The Pope is realistic enough to acknowledge that “new difficulties are constantly surfacing: experiences of failure and the human weaknesses which bring so much pain…that sometimes a task does not bring the satisfaction we seek, results are few and changes are slow, and we are tempted to grow weary” (#277a). We may even be “overcome by chronic discontent and by a listlessness that parches the soul. It also happens that our hearts can tire of the struggle because in the end we are caught up in ourselves, in a careerism which thirsts for recognition, applause, rewards and status” (277 b). The Pope is pained at the fact that in cases like these “we no longer grasp what we seek, the resurrection is not there” and that “the Gospel, the most beautiful message that this world can offer, is buried under a pile of excuses” (#277 c).

In fine, the EG’s remedial measures against the personal attitudes which hamper the success of mission the Holy Father consist of four points (1) Hope is the anchor of the whole humankind. (2) As Christians we have a greater reason to be hopeful as indicated by Jesus’ Cross and Resurrection. (3) It is not an event of the past but to be re-lived day after day. (4) Jesus Resurrection is an illustration of the ever recurring process of Life, Truth, and Light overcoming death, darkness and ignorance. Hence no excuses can justify burying this Gospel.

It is surprisingly striking that the Father of our nation also has referred to the very same four points. (1) Personally Gandhi remained always a man of hope all through his public life, beginning with his mission in South Africa: “I have had my share of disappointments, uttermost darkness, counsels of despair, counsels of caution, subtlest assaults of pride; but I am able to say that my faith…has ultimately conquered every one of these difficulties up to now. If we have faith in us, if we have a prayerful heart, we may not tempt God, maynot make terms with Him. We must reduce ourselves to a cipher… Not until we have reduced ourselves to nothingness can we conquer the evil in us. God demands nothing less than complete self-surrender as the price for the only real freedom that is worth having” (Prayer 14-15).

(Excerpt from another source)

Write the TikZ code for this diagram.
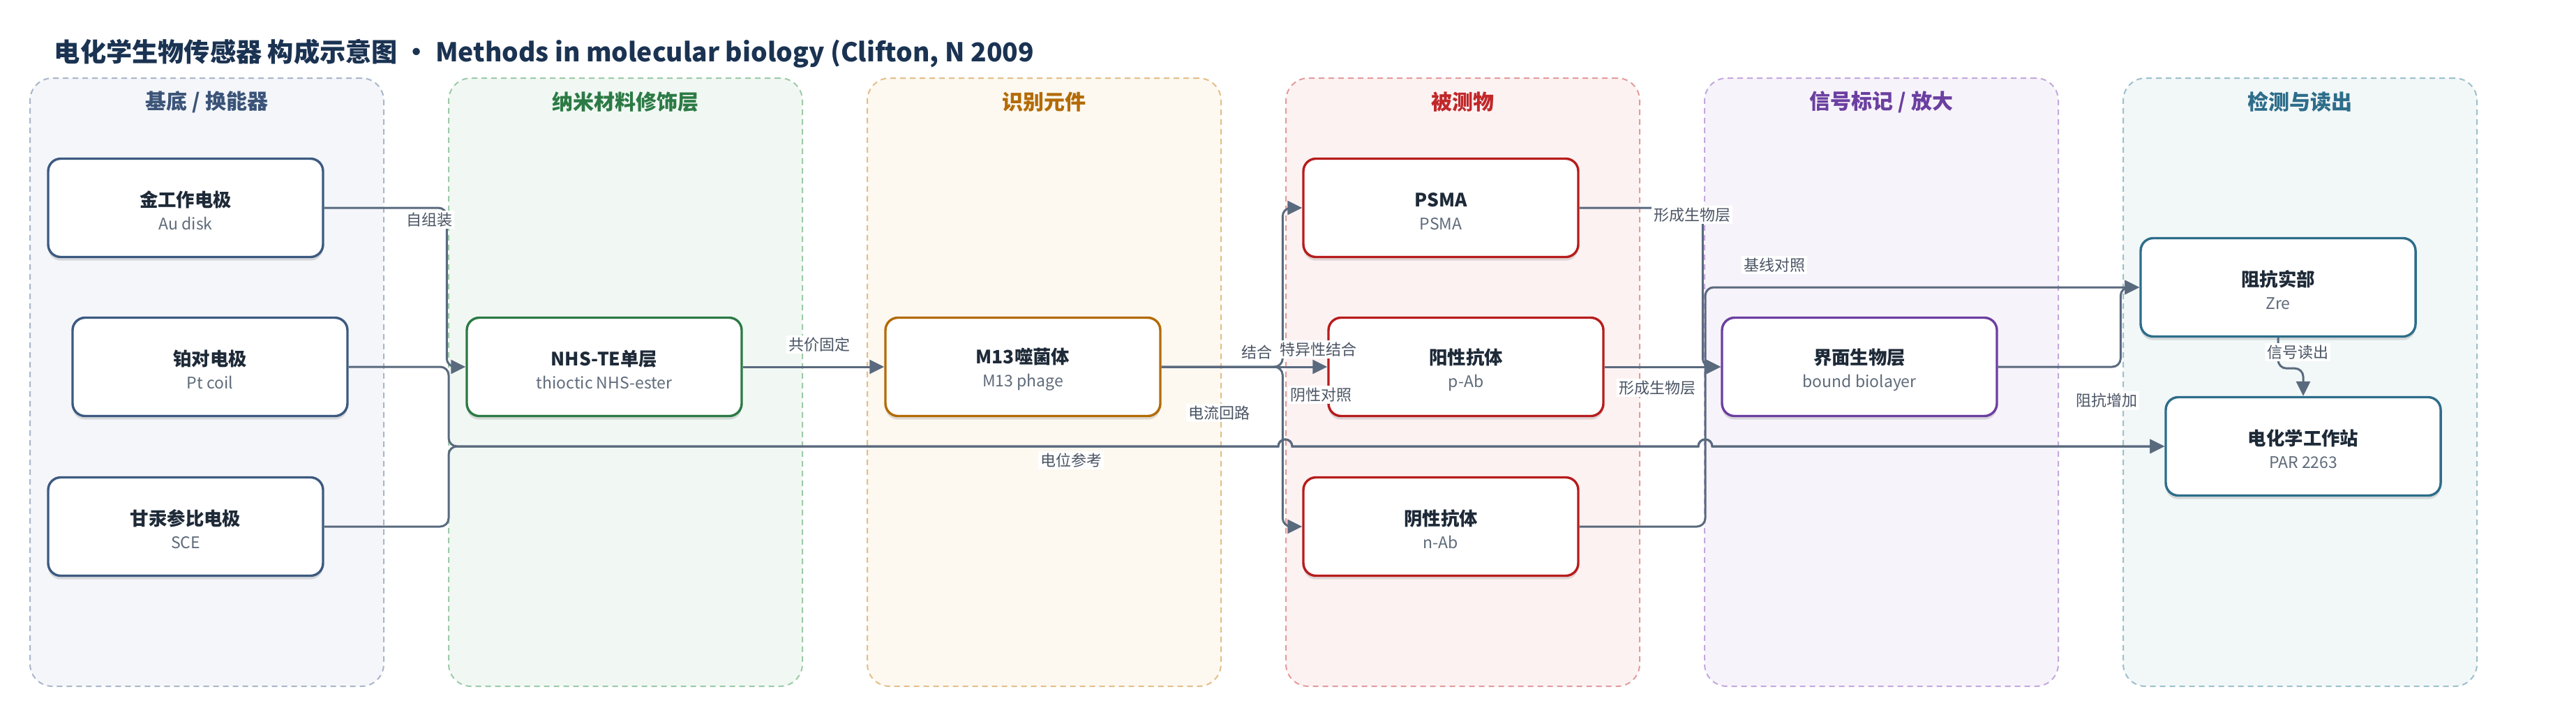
\documentclass[tikz,border=0pt]{standalone}
\usepackage{fontspec}
\setmainfont{Noto Sans CJK SC}
\usetikzlibrary{positioning, arrows.meta, shadows}

\definecolor{heading}{HTML}{1B3352}
\definecolor{ink}{HTML}{1E2A38}
\definecolor{subtext}{HTML}{5F6B7A}
\definecolor{conn}{HTML}{5A6A7E}
\definecolor{conntext}{HTML}{4A5464}
\definecolor{subfill}{HTML}{F4F6FA}
\definecolor{subdraw}{HTML}{A9B6C9}
\definecolor{subtitle}{HTML}{3B5478}
\definecolor{subnode}{HTML}{3C5A80}
\definecolor{nanofill}{HTML}{F1F8F3}
\definecolor{nanodraw}{HTML}{9CCAA8}
\definecolor{nanotitle}{HTML}{2C7A45}
\definecolor{recfill}{HTML}{FDF8F0}
\definecolor{recdraw}{HTML}{E2BF88}
\definecolor{rectitle}{HTML}{B36B05}
\definecolor{anafill}{HTML}{FDF2F2}
\definecolor{anadraw}{HTML}{E39B9B}
\definecolor{anatitle}{HTML}{C0282A}
\definecolor{anynode}{HTML}{B71C1C}
\definecolor{sigfill}{HTML}{F7F3FB}
\definecolor{sigdraw}{HTML}{C3A8DD}
\definecolor{sigtitle}{HTML}{6B3FA0}
\definecolor{detfill}{HTML}{F2F7F8}
\definecolor{detdraw}{HTML}{9CC0CC}
\definecolor{dettitle}{HTML}{2D6D8A}

\newcommand{\boxtext}[2]{\rule{0pt}{7.6pt}{\bfseries\fontsize{6.6}{8.25}\selectfont\color{ink}#1}\\{\color{subtext}#2}}

\begin{document}
\begin{tikzpicture}[x = 0.25pt, y = -0.25pt,
		lane/.style={rectangle, rounded corners = 8pt, line width = 0.5pt, dash pattern = on 2pt off 1.5pt, minimum width = 126.75pt, minimum height = 218pt},
		lanetitle/.style={font = \bfseries\fontsize{7.5}{9}\selectfont},
		block/.style={rectangle, draw, rounded corners = 4.5pt, line width = 0.85pt, fill = white, minimum width = 98.5pt, minimum height = 35.25pt, align = center, font = \fontsize{5.75}{8.25}\selectfont, drop shadow = {shadow xshift = 0pt, shadow yshift = -1.3pt, opacity = 0.12, fill = black}},
		arrow/.style={-{Triangle[length = 5.25pt, width = 5pt]}, draw = conn, line width = 0.75pt, rounded corners = 3pt},
		edgetext/.style={fill = white, inner sep = 0.8pt, text = conntext, font = \fontsize{5.5}{6.5}\selectfont}
	]
	\useasboundingbox (0, 0) rectangle (3692, 1007);
	
	\node[anchor = base west, text = heading, font = \bfseries\fontsize{9.3}{11}\selectfont, inner sep = 0pt] (title) at (77, 88) {电化学生物传感器 构成示意图 · Methods in molecular biology (Clifton, N 2009};
	
	\foreach \i/\fc/\dc/\tc/\ttl in {0/subfill/subdraw/subtitle/{基底 / 换能器}, 1/nanofill/nanodraw/nanotitle/{纳米材料修饰层}, 2/recfill/recdraw/rectitle/{识别元件}, 3/anafill/anadraw/anatitle/{被测物}, 4/sigfill/sigdraw/sigtitle/{信号标记 / 放大}, 5/detfill/detdraw/dettitle/{检测与读出}} {
		\node[lane, fill = \fc, draw = \dc] (lane\i) at ({296.5 + 600*\i}, 548) {};
		\node[lanetitle, text = \tc] at ({296.5 + 600*\i}, 146) {\ttl};
	}
	
	\node[block, draw = subnode] (au) at (266, 298) {\boxtext{金工作电极}{Au disk}};
	\node[block, draw = subnode] (pt) at (301, 526) {\boxtext{铂对电极}{Pt coil}};
	\node[block, draw = subnode] (sce) at (266, 755) {\boxtext{甘汞参比电极}{SCE}};
	
	\node[block, draw = nanotitle] (nhs) at (866, 526) {\boxtext{NHS-TE单层}{thioctic NHS-ester}};
	
	\node[block, draw = rectitle] (m13) at (1466, 526) {\boxtext{M13噬菌体}{M13 phage}};
	
	\node[block, draw = anynode] (psma) at (2065, 298) {\boxtext{PSMA}{PSMA}};
	\node[block, draw = anynode] (pab) at (2101, 526) {\boxtext{阳性抗体}{p-Ab}};
	\node[block, draw = anynode] (nab) at (2065, 755) {\boxtext{阴性抗体}{n-Ab}};
	
	\node[block, draw = sigtitle] (layer) at (2665, 526) {\boxtext{界面生物层}{bound biolayer}};
	
	\node[block, draw = dettitle] (zre) at (3265, 412) {\boxtext{阻抗实部}{Zre}};
	\node[block, draw = dettitle] (ws) at (3301, 640) {\boxtext{电化学工作站}{PAR 2263}};
	
	\coordinate (mix) at (643, 640);
	\coordinate (hopa) at (1842, 640);
	\coordinate (hopb) at (2444, 640);
	\coordinate (base) at (2444, 412);
	
	\draw[arrow] (au.east) -| ([xshift = -6.75pt]nhs.west) -- (nhs.west);
	\draw[arrow] (pt.east) -| (mix) -- (1500, 640) [sharp corners] -- ([xshift = -2.5pt]hopa) arc[start angle = 180, end angle = 0, radius = 2.5pt] -- ([xshift = -2.5pt]hopb) arc[start angle = 180, end angle = 0, radius = 2.5pt] -- (ws.west);
	\draw[arrow] (sce.east) -| (mix) -- (1500, 640) [sharp corners] -- ([xshift = -2.5pt]hopa) arc[start angle = 180, end angle = 0, radius = 2.5pt] -- ([xshift = -2.5pt]hopb) arc[start angle = 180, end angle = 0, radius = 2.5pt] -- (ws.west);
	\draw[arrow] (nhs) -- (m13);
	\draw[arrow] (m13.east) -| ([xshift = -7pt]psma.west) -- (psma.west);
	\draw[arrow] (m13.east) -- (pab.west);
	\draw[arrow] (m13.east) -| ([xshift = -7pt]nab.west) -- (nab.west);
	\draw[arrow] (psma.east) -| ([xshift = -6.5pt]layer.west) -- (layer.west);
	\draw[arrow] (pab.east) -- (layer.west);
	\draw[arrow] (nab.east) -| (base) -- (zre.west);
	\draw[arrow] (layer.east) -| ([xshift = -6.75pt]zre.west) -- (zre.west);
	\draw[arrow] (zre.south) -- ++(0, 44) -| (ws.north);
	
	\node[edgetext] at (615, 315) {自组装};
	\node[edgetext] at (1747, 592) {电流回路};
	\node[edgetext] at (1535, 660) {电位参考};
	\node[edgetext] at (1174, 494) {共价固定};
	\node[edgetext] at (1801, 505) {结合};
	\node[edgetext] at (1889, 501) {特异性结合};
	\node[edgetext] at (1893, 566) {阴性对照};
	\node[edgetext] at (2425, 308) {形成生物层};
	\node[edgetext] at (2375, 556) {形成生物层};
	\node[edgetext] at (2543, 380) {基线对照};
	\node[edgetext] at (3019, 574) {阻抗增加};
	\node[edgetext] at (3293, 505) {信号读出};
	
\end{tikzpicture}
\end{document}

(2) As regards the meaning of resurrection, Gandhi was always insisting upon the Cross as the precedent to Resurrection. Once he said: “I saw that nations like individuals could only be made through the agony of the Cross and in no other way. Joy (Resurrection) comes not out of infliction of pain on others but out of pain voluntarily borne by oneself” (Bose 59). Elsewhere he said: “The Satyagrahi seeks to convert his opponent by sheer force of character and suffering. The purer he is and the more he suffers, the quicker the progress” (Bose 56). Looking at the sad situation of peace-less-ness in the so called Christian countries Gandhi remarked in one of his Christmas messages thus: “As long as it remains a hunger still unsatisfied, as long as Christ is not yet born, we have to look forward to Him. When real peace is established, we will not need demonstrations, but it will be echoed in our life, not only in individual life, but in corporate life” (Message 66-67).

(3) The missionaries of his day were keen on proving the uniqueness of their message in terms of the historicity of Jesus’ resurrection. Gandhi always rebutted them thus: “God did not bear the Cross only 1900 years ago, but He bears it today. It would be poor comfort to the world if it had to depend upon a historical God who died 2000 years ago. Do not then preach the God of history, but show Him as He lives today through you…. It is better to allow our lives to speak for us than our words.” Referring to his close friend an Anglican Missionary, Gandhi said: “C.F.Andrews never preaches. He is incessantly doing his work. He finds enough work and stays where he finds it and takes no credit for bearing the Cross. I have the honour to know hundreds of honest Christians, but I have not known one better than Andrews” (CM 103).

Finally with regard to the overarching power that overcomes death, darkness and ignorance, Gandhi said: “There is an indefinable mysterious power that pervades everything. I feel it, though I do not see it. It is this Unseen Power which makes itself felt and yet defies all proof, because it is so unlike all that I perceive through my senses. It transcends the senses…. I do dimly perceive that whilst everything around me is ever-changing, ever-dying, there is underlying all that change a Living Power that is changeless, that holds all together, that creates, dissolves, and recreates. That informing Power or Spirit is God.And since nothing else I see that in the midst of death life persist, in the midst of untruth truth persists, in the midst of darkness light persists. Hence I gather that God is Life, Truth, Light. He is Love. He is the Supreme Good” (VT 103-104).

Thus it is clear that the spiritual insights of both the ‘Fathers’ indicate that we can never allow ourselves to be succumbed to the temptation of hopelessness. On the contrary we should always cherish the Hope of Joy and continue to our mission, whatever difficulties we may face in the process.